DO THIS. Copy out the listing in full, exactly as written, but not its pictures.

DATASET EXTRACT.
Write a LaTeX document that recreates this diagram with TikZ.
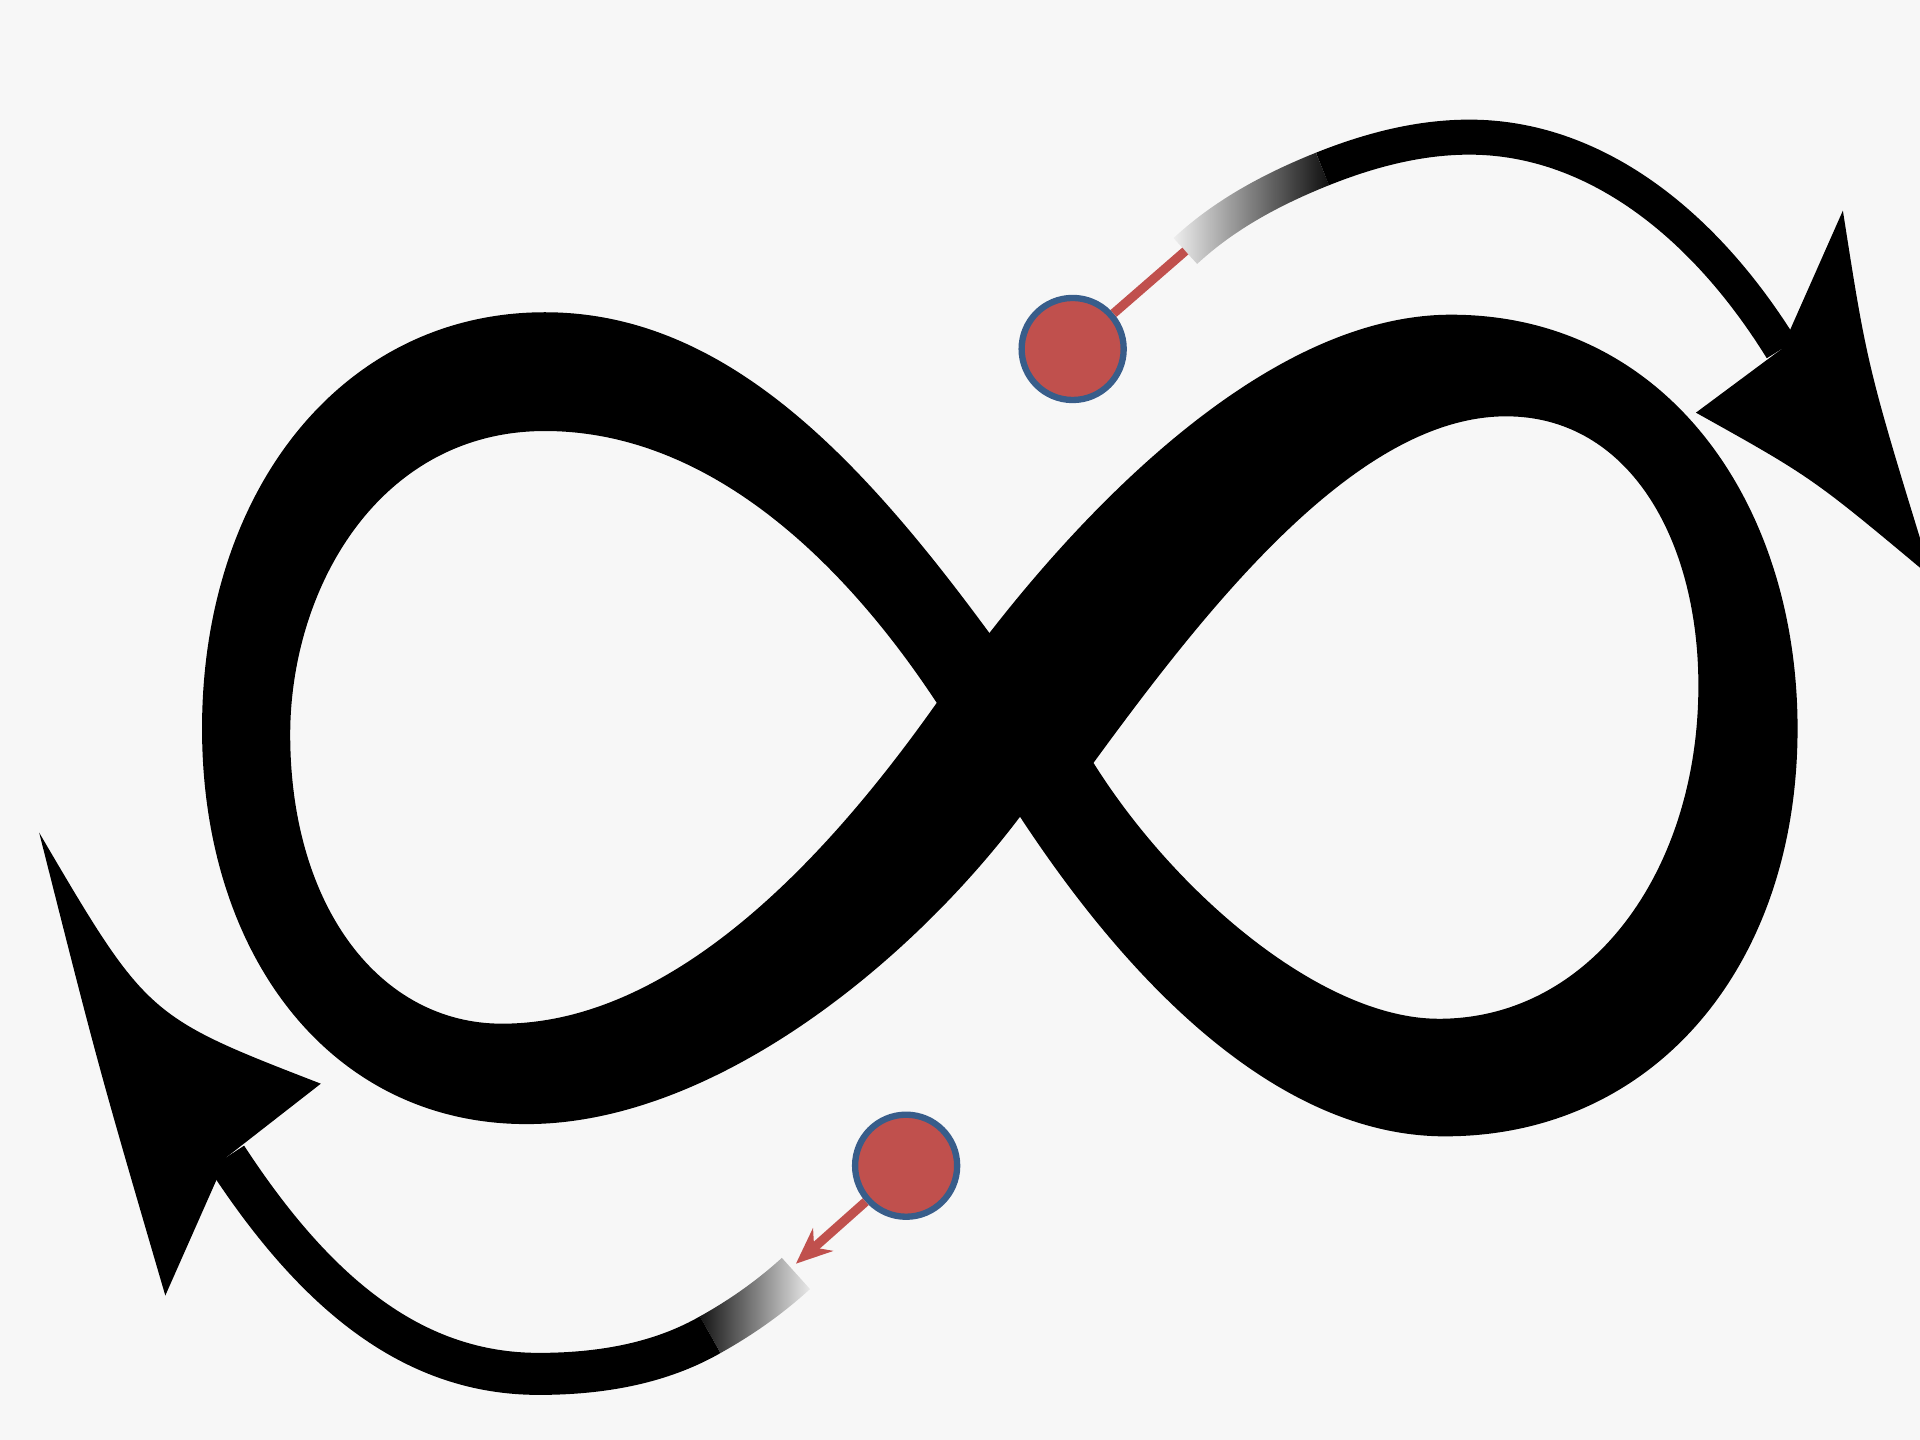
\documentclass[tikz,border=0pt]{standalone}
\usetikzlibrary{arrows.meta, fadings}

\definecolor{fond}{RGB}{247,247,247}
\definecolor{rouge}{RGB}{192,80,77}
\definecolor{bleu}{RGB}{56,93,138}

\begin{document}
\begin{tikzpicture}[x=0.012245cm, y=-0.012245cm,
  point/.style={circle, fill=rouge, draw=bleu, line width=1.8pt, minimum size=1.02cm, inner sep=0pt},
  trait/.style={draw=rouge, line width=2.6pt}]

\def\fin{0.35cm}
\def\moyen{0.42cm}

\fill[fond] (0,0) rectangle (1568,1176);
\clip (0,0) rectangle (1568,1176);

% le symbole infini : contour exterieur puis les deux trous
\fill[even odd rule]
  (808,517) .. controls (895,405) and (1040,257) .. (1185,257)
  .. controls (1360,257) and (1468,410) .. (1468,595)
  .. controls (1468,790) and (1350,928) .. (1180,928)
  .. controls (1060,928) and (940,830) .. (833,667)
  .. controls (740,790) and (580,918) .. (430,918)
  .. controls (270,918) and (165,780) .. (165,595)
  .. controls (165,400) and (280,255) .. (445,255)
  .. controls (590,255) and (700,370) .. (808,517) -- cycle
  (765,574) .. controls (690,460) and (580,352) .. (445,352)
  .. controls (310,352) and (237,480) .. (237,600)
  .. controls (237,740) and (310,836) .. (410,836)
  .. controls (560,836) and (690,680) .. (765,574) -- cycle
  (893,623) .. controls (990,490) and (1110,340) .. (1230,340)
  .. controls (1330,340) and (1387,440) .. (1387,560)
  .. controls (1387,710) and (1300,832) .. (1175,832)
  .. controls (1080,832) and (960,730) .. (893,623) -- cycle;

% fleche du haut
\draw[line width=\fin, path fading=west]
  (968,205) .. controls (995,180) and (1030,158) .. (1080,138);
\draw[line width=\fin]
  (1080,138) .. controls (1120,122) and (1160,112) .. (1200,112)
  .. controls (1300,112) and (1390,180) .. (1455,285);
\fill (1505,172) .. controls (1525,300) .. (1578,472)
  .. controls (1480,390) .. (1385,337) -- (1455,285) -- cycle;

% fleche du bas
\draw[line width=\moyen]
  (185,945) .. controls (260,1060) and (340,1122) .. (440,1122)
  .. controls (500,1122) and (545,1110) .. (580,1090);
\draw[line width=\moyen, path fading=east]
  (580,1090) .. controls (605,1076) and (628,1060) .. (650,1040);
\fill (32,680) .. controls (120,830) .. (262,885)
  -- (185,945) -- (135,1058) .. controls (80,870) .. cycle;

% les deux points
\node[point] (haut) at (876,285) {};
\node[point] (bas) at (740,952) {};
\coordinate (finhaut) at (968,205);
\coordinate (finbas) at (650,1032);

\draw[trait] (haut) -- (finhaut);
\draw[trait, -{Stealth[length=0.36cm, width=0.3cm]}] (bas) -- (finbas);

\end{tikzpicture}
\end{document}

SOLVED PROBLEM.
Write a LaTeX document that recreates this diagram with TikZ.
\documentclass[tikz,border=0pt]{standalone}
\usetikzlibrary{arrows.meta, fadings}

\definecolor{fond}{RGB}{247,247,247}
\definecolor{rouge}{RGB}{192,80,77}
\definecolor{bleu}{RGB}{56,93,138}

\begin{document}
\begin{tikzpicture}[x=0.012245cm, y=-0.012245cm,
  point/.style={circle, fill=rouge, draw=bleu, line width=1.8pt, minimum size=1.02cm, inner sep=0pt},
  trait/.style={draw=rouge, line width=2.6pt}]

\def\fin{0.35cm}
\def\moyen{0.42cm}

\fill[fond] (0,0) rectangle (1568,1176);
\clip (0,0) rectangle (1568,1176);

% le symbole infini : contour exterieur puis les deux trous
\fill[even odd rule]
  (808,517) .. controls (895,405) and (1040,257) .. (1185,257)
  .. controls (1360,257) and (1468,410) .. (1468,595)
  .. controls (1468,790) and (1350,928) .. (1180,928)
  .. controls (1060,928) and (940,830) .. (833,667)
  .. controls (740,790) and (580,918) .. (430,918)
  .. controls (270,918) and (165,780) .. (165,595)
  .. controls (165,400) and (280,255) .. (445,255)
  .. controls (590,255) and (700,370) .. (808,517) -- cycle
  (765,574) .. controls (690,460) and (580,352) .. (445,352)
  .. controls (310,352) and (237,480) .. (237,600)
  .. controls (237,740) and (310,836) .. (410,836)
  .. controls (560,836) and (690,680) .. (765,574) -- cycle
  (893,623) .. controls (990,490) and (1110,340) .. (1230,340)
  .. controls (1330,340) and (1387,440) .. (1387,560)
  .. controls (1387,710) and (1300,832) .. (1175,832)
  .. controls (1080,832) and (960,730) .. (893,623) -- cycle;

% fleche du haut
\draw[line width=\fin, path fading=west]
  (968,205) .. controls (995,180) and (1030,158) .. (1080,138);
\draw[line width=\fin]
  (1080,138) .. controls (1120,122) and (1160,112) .. (1200,112)
  .. controls (1300,112) and (1390,180) .. (1455,285);
\fill (1505,172) .. controls (1525,300) .. (1578,472)
  .. controls (1480,390) .. (1385,337) -- (1455,285) -- cycle;

% fleche du bas
\draw[line width=\moyen]
  (185,945) .. controls (260,1060) and (340,1122) .. (440,1122)
  .. controls (500,1122) and (545,1110) .. (580,1090);
\draw[line width=\moyen, path fading=east]
  (580,1090) .. controls (605,1076) and (628,1060) .. (650,1040);
\fill (32,680) .. controls (120,830) .. (262,885)
  -- (185,945) -- (135,1058) .. controls (80,870) .. cycle;

% les deux points
\node[point] (haut) at (876,285) {};
\node[point] (bas) at (740,952) {};
\coordinate (finhaut) at (968,205);
\coordinate (finbas) at (650,1032);

\draw[trait] (haut) -- (finhaut);
\draw[trait, -{Stealth[length=0.36cm, width=0.3cm]}] (bas) -- (finbas);

\end{tikzpicture}
\end{document}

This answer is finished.